A wall of windows to the sea

He enlisted the help of architect Lola Domènech who insisted she’d take on the project if she could open up the apartment to the sea. MacPeek bought the “over-sized closet” and Domènech began plans to take down the main wall and replace it with a 6-meter-long (20 foot long) folding glass door that allows in light and air to provide passive solar heating and cooling (the shutters can close it off completely in summer to prevent overheating).

Walk-through shower

Domènech then began to design features to invade every available space. She created a walk-through shower with a curtain on one side to protect the toilet and a see-through glass door to close it off from the rest of the apartment (yet let in nice light and showering views). Indoor/outdoor, slatted wooden floors double as a drain and zinc roofing material lines the walls; the water-proofed materials mean that now, nearly a decade since it was constructed, the shower still looks nearly new.

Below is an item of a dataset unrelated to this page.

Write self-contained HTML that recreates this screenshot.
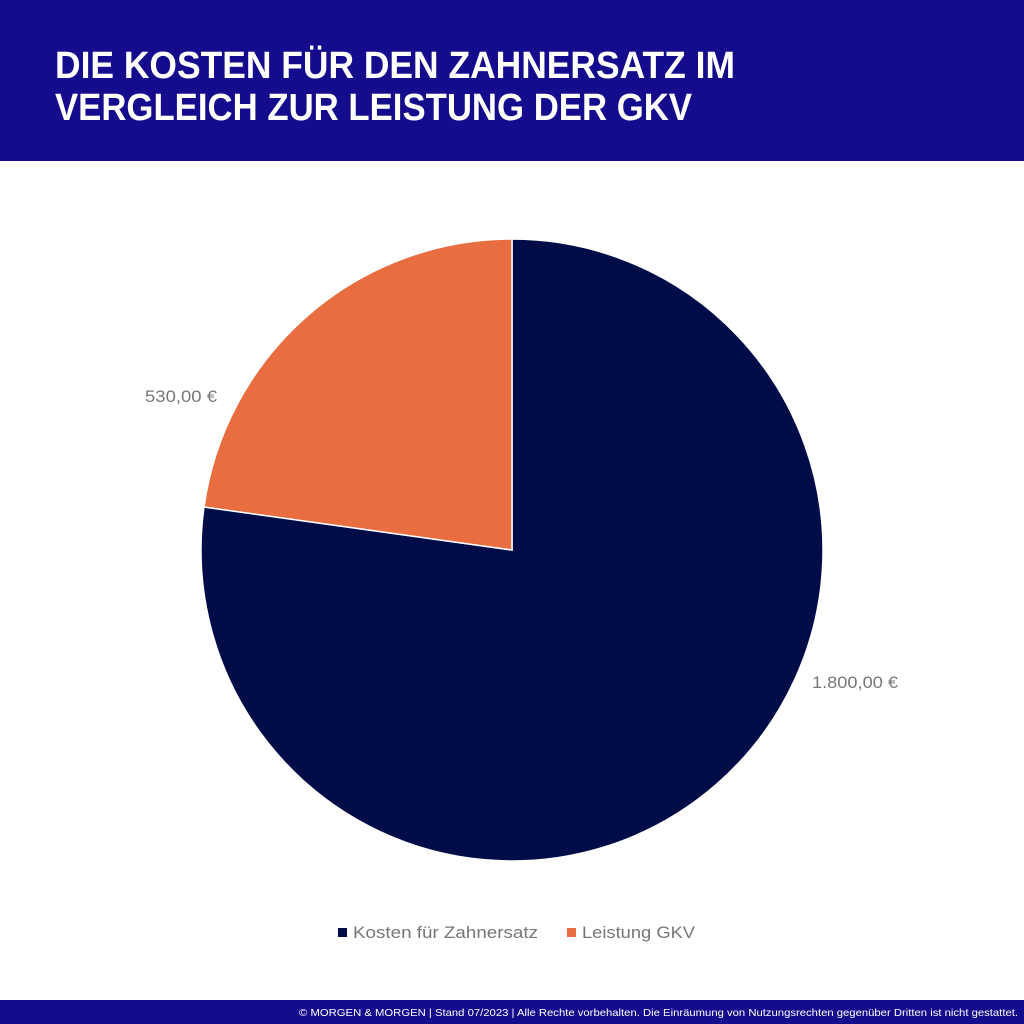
<!DOCTYPE html>
<html><head><meta charset="utf-8"><style>html,body{margin:0;padding:0;background:#fff}svg{display:block}</style></head>
<body>
<svg width="1024" height="1024" viewBox="0 0 1024 1024" xmlns="http://www.w3.org/2000/svg" font-family="Liberation Sans, sans-serif">
<rect x="0" y="0" width="1024" height="161" fill="#140c8c"/>
<text x="55" y="78" font-size="38" font-weight="bold" fill="#fff" textLength="680" lengthAdjust="spacingAndGlyphs">DIE KOSTEN FÜR DEN ZAHNERSATZ IM</text>
<text x="55" y="120" font-size="38" font-weight="bold" fill="#fff" textLength="637" lengthAdjust="spacingAndGlyphs">VERGLEICH ZUR LEISTUNG DER GKV</text>
<path d="M512,550 L512,239 A311,311 0 1 1 204,507 Z" fill="#000c47" stroke="#fff" stroke-width="1.5"/>
<path d="M512,550 L204,507 A311,311 0 0 1 512,239 Z" fill="#e86d41" stroke="#fff" stroke-width="1.5"/>
<text x="145" y="402" font-size="17" fill="#777" textLength="72" lengthAdjust="spacingAndGlyphs">530,00 €</text>
<text x="812" y="688" font-size="17" fill="#777" textLength="86" lengthAdjust="spacingAndGlyphs">1.800,00 €</text>
<rect x="338" y="928" width="9" height="9" fill="#000c47"/>
<text x="353" y="938" font-size="17" fill="#777" textLength="185" lengthAdjust="spacingAndGlyphs">Kosten für Zahnersatz</text>
<rect x="567" y="928" width="9" height="9" fill="#e86d41"/>
<text x="582" y="938" font-size="17" fill="#777" textLength="113" lengthAdjust="spacingAndGlyphs">Leistung GKV</text>
<rect x="0" y="1000" width="1024" height="24" fill="#140c8c"/>
<text x="299" y="1016" font-size="10.5" fill="#fff" textLength="719" lengthAdjust="spacingAndGlyphs">© MORGEN &amp; MORGEN | Stand 07/2023 | Alle Rechte vorbehalten. Die Einräumung von Nutzungsrechten gegenüber Dritten ist nicht gestattet.</text>
</svg>
</body></html>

Convertible bedroom/lounge

Although MacPeek wanted a more traditional bedroom, Domènech convinced him to keep the bed open to the rest of the apartment so it could serve double duty. She designed a single wall at one end of the bed for a bit of privacy, but the other two sides are open to the living area. To convert the bed into a sofa lounge, the mattress can be rolled to create a back support and guests can sit on the wooden frame.

Refrigerator in a drawer

To make the most of the tiny kitchen, MacPeek uses a table that folds closed against the wall as an ideal breakfast nook (complete with folding chairs for up to 3 people). He has conventionally-sized appliances and even a small dishwasher, but he realized there was no way he would fit a full-sized “American-style” refrigerator in the space. So he installed a half-size “European-style” refrigerator/freezer and next to it, a refrigerator in a drawer.

Simplicity as a complicated virtue

MacPeek doesn’t see the small space as a sacrifice, but rather as an asset. “There’s an advantage to having less space and less things. Then you sort of know what you need”.

He sees so many large homes as cluttered. “If you have so much space where you’re constantly putting stuff away when you open those cupboards you end up finding a lot of junk basically”.

To keep the apartment from appearing cluttered the materials were limited to wood floors/tables, white walls and a deep red for accents (cupboard doors, a hanging kitchen lamp). On one wall of the kitchen he did use a chalkboard paint so the space can double as a message board.

On the day of our shoot, he had written a quote from Uruguayan author Mario Benedetti: “Simplicity is one of the most complicated virtues.”

MacPeek elaborated on his choice of quote: “Simplicity makes you decide. You have to really decide what you want and whenever you decide what you want you’re also deciding what you don’t want and discarding all those other things.”